IL CONTINENTE AFRICANO E I PAESI
"RICCHI"
Pari
dignità,
non
stucchevoli pietismi
di
Giulio Albanese
Ogni qualvolta tentiamo di parlare
delle Afriche - è meglio usare il plurale, trattandosi di un continente
grande tre volte l'Europa - c'è il rischio di indugiare ad oltranza sulle
negatività che affliggono milioni di uomini e di donne. Quasi che il
tempo, da quelle parti, fosse inesorabilmente fermo al "Venerdì
Santo". In effetti, come peraltro ampiamente documentato in più
circostanze da questo giornale, è davvero inquietante quanto sta
accadendo nella tormentata regione sudanese del Darfur, come anche in
terra somala, soprattutto a Mogadiscio e dintorni. Eppure, per quanto
grandi possano essere le disgrazie che assillano il pianeta della
"negritudine", occorre sforzarsi di andare al di là delle
solite percezioni superficiali di certa comunicazione. Quelle cioè
banalizzanti, che riducono le Afriche ad una sorta di nebulosa, metafora
dei peggiori disastri della Storia antica e recente. Nell'inconscio della
nostra gente v'è ancora radicato un forte pregiudizio, retaggio
dell'epoca coloniale, per cui tutto si riduce ai soliti stereotipi di
atrocità, guerre, carestie, pandemie e cronica instabilità. Basta dare
un'occhiata ai soliti reportage strappalacrime, infarciti di carità
pelosa o seguire le disquisizioni nei salotti dell'etere sulle
disavventure di qualche improvvido connazionale in cerca d'avventure nelle
savane tropicali per comprendere come le Afriche rimangano sempre e
comunque primitive, prelogiche; nella migliore delle ipotesi paradisi
esotici all'eccesso e dunque meta di tutti i turismi immaginabili.
Occorre sfatare quei luoghi comuni nella consapevolezza che il continente
africano è un poliedrico contenitore di sapienza multisecolare, luogo di
passioni, ricchezza culturale e artistica, "mare magnum" di
etnie fatte di volti con le loro storie da scoprire, distanti da quelle di
noi ricchi Epuloni. Un continente che non mendica la nostra beneficenza
infarcita di stucchevoli pietismi, ma che invoca il riconoscimento della
propria dignità attraverso una so lidarietà fattiva e la promozione di
un senso di reciproca corresponsabilità.
Ecco perché sarebbe auspicabile, stando alle anticipazioni dell'ultima
fatica letteraria di Benedetto XVI, che rivedessero la loro condotta le
nazioni che ad oltranza "esportano il cinismo in un mondo senza
Dio". "Le nazioni ricche - scrive il Papa - hanno ferito i
poveri spiritualmente, disperdendo o cercando di annullare le loro
tradizioni culturali e spirituali".
Viene alla mente, come una sorta di provocazione, "Africa Paradis"
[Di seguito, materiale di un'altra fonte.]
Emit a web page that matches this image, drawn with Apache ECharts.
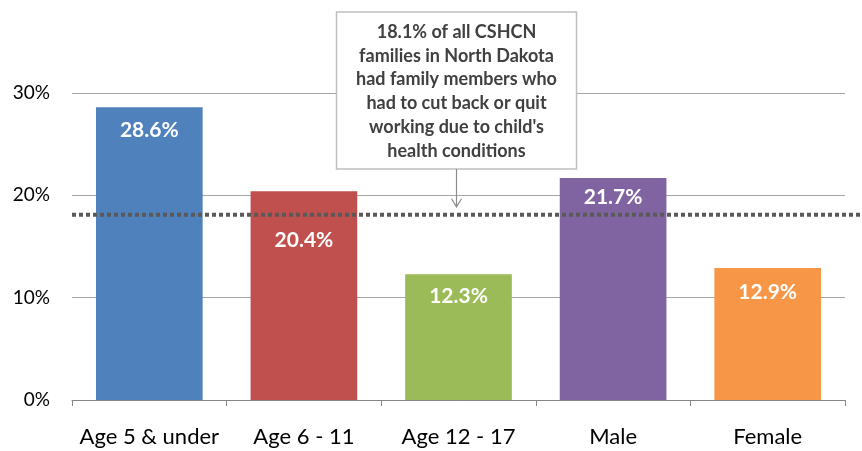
<!DOCTYPE html>
<html>
<head>
<meta charset="utf-8">
<style>
  html, body { margin: 0; padding: 0; background: #ffffff; }
  #chart { width: 862px; height: 451px; }
</style>
<script src="https://cdn.jsdelivr.net/npm/echarts@6/dist/echarts.min.js"></script>
</head>
<body>
<div id="chart"></div>
<script>
// Share of CSHCN families where a family member cut back or quit work
const categories = ['Age 5 & under', 'Age 6 - 11', 'Age 12 - 17', 'Male', 'Female'];
const values = [28.6, 20.4, 12.3, 21.7, 12.9];
const barColors = ['#4F81BD', '#C0504D', '#9BBB59', '#8064A2', '#F79646'];
const yTicks = [0, 10, 20, 30];
const stateAverage = 18.1;
const noteLines = [
  '18.1% of all CSHCN',
  'families in North Dakota',
  'had family members who',
  'had to cut back or quit',
  'working due to child\'s',
  'health conditions'
];

const FONT = 'Lato, "Open Sans", sans-serif';

// label pushed below the dotted reference line where they would overlap
const labelDistance = [12, 38, 12, 9, 14];

const chart = echarts.init(document.getElementById('chart'));

chart.setOption({
  animation: false,
  grid: { left: 72, right: 17, top: 93, bottom: 51 },
  xAxis: {
    type: 'category',
    data: categories,
    axisLine: { lineStyle: { color: '#868686', width: 1 } },
    axisTick: { show: true, length: 6, lineStyle: { color: '#868686' } },
    axisLabel: { color: '#000000', fontSize: 22, fontFamily: FONT, margin: 26, interval: 0 }
  },
  yAxis: {
    type: 'value',
    min: yTicks[0],
    max: yTicks[yTicks.length - 1],
    interval: yTicks[1] - yTicks[0],
    axisLine: { show: false },
    axisTick: { show: false },
    splitLine: { lineStyle: { color: '#a6a6a6', width: 1 } },
    axisLabel: {
      color: '#000000', fontSize: 19, fontFamily: FONT, margin: 22,
      formatter: v => v + '%'
    }
  },
  series: [{
    type: 'bar',
    barCategoryGap: '31%',
    data: values.map((v, i) => ({
      value: v,
      itemStyle: { color: barColors[i] },
      label: { distance: labelDistance[i] }
    })),
    label: {
      show: true,
      position: 'insideTop',
      color: '#ffffff',
      fontSize: 21,
      fontWeight: 'bold',
      fontFamily: FONT,
      formatter: p => p.value.toFixed(1) + '%'
    }
  }]
});

// Reference line for the statewide figure plus the callout box
function drawOverlay() {
  const yLine = chart.convertToPixel({ yAxisIndex: 0 }, stateAverage);
  const x0 = chart.convertToPixel({ xAxisIndex: 0 }, categories[0]);
  const x4 = chart.convertToPixel({ xAxisIndex: 0 }, categories[4]);
  const step = (x4 - x0) / 4;
  const left = x0 - step / 2;
  const boxCx = x0 + step * 2 - 2;
  const boxW = 240, boxTop = 12, boxH = 157, lineH = 23.8;

  const textEls = noteLines.map((t, i) => ({
    type: 'text',
    style: {
      text: t,
      x: boxCx,
      y: boxTop + 8 + i * lineH + lineH / 2,
      align: 'center',
      verticalAlign: 'middle',
      fill: '#404040',
      font: 'bold 18px ' + FONT
    },
    z: 102
  }));

  chart.setOption({
    graphic: [
      {
        type: 'line',
        shape: { x1: left, y1: yLine, x2: 862, y2: yLine },
        style: { stroke: '#595959', lineWidth: 4, lineDash: [4, 3] },
        z: 100
      },
      {
        type: 'rect',
        shape: { x: boxCx - boxW / 2, y: boxTop, width: boxW, height: boxH },
        style: { fill: '#ffffff', stroke: '#bfbfbf', lineWidth: 1.5 },
        z: 101
      },
      {
        type: 'line',
        shape: { x1: boxCx, y1: boxTop + boxH, x2: boxCx, y2: yLine - 8 },
        style: { stroke: '#8c8c8c', lineWidth: 1.2 },
        z: 101
      },
      {
        type: 'polyline',
        shape: { points: [[boxCx - 5, yLine - 16], [boxCx, yLine - 8], [boxCx + 5, yLine - 16]] },
        style: { stroke: '#8c8c8c', lineWidth: 1.2, fill: null },
        z: 101
      }
    ].concat(textEls)
  });
}

drawOverlay();
</script>
</body>
</html>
("Paradiso Africa") del beninese Sylvestre Amoussou presentato
nel febbraio scorso al Fespaco (Festival Panafricain du Cinéma et de la télévision
de Ouagadougou), la biennale del cinema africano. Una visione sicuramente
fantapolitica, all'eccesso, ma che, per la sua peculiarità, ha colto il
favore della critica. Nel filmato l'Europa è diventata un continente
invivibile, lacerato da guerre, disoccupazione e povertà. Un nuovo Medio
Evo in cui i bianchi fanno la coda per ottenere il visto per l'Africa,
continente ricco e rigoglioso, nel quale le famiglie vivono immerse nel
lusso sfrenato, i figli studiano nelle migliori università e fanno
carriera. Ma convincere i funzionari afro non è semplice. C'è chi, tra i
bianchi, è disposto a pagare per essere traghettato di nascosto nel nuovo
paradiso, dove l'immigrazione è rigidamente controllata. Il
lungometraggio di Amoussou, presenta un mondo capovolto in un'esilarante
parodia-satira dell'oggi. Per carità, questo mondo alla rovescia
spaventa, non foss'altro perché contrasta con la visione positiva di un
villaggio globale, fondato sulla fraternità universale, dove dritto e
rovescio abbiano pari dignità. Per questo occorre vigilare affinché
ognuno, in Africa e nel cosiddetto primo Mondo, si assuma la propria parte
di responsabilità, passando le "Acque del Mar Rosso" per
celebrare davvero la Pasqua del Signore.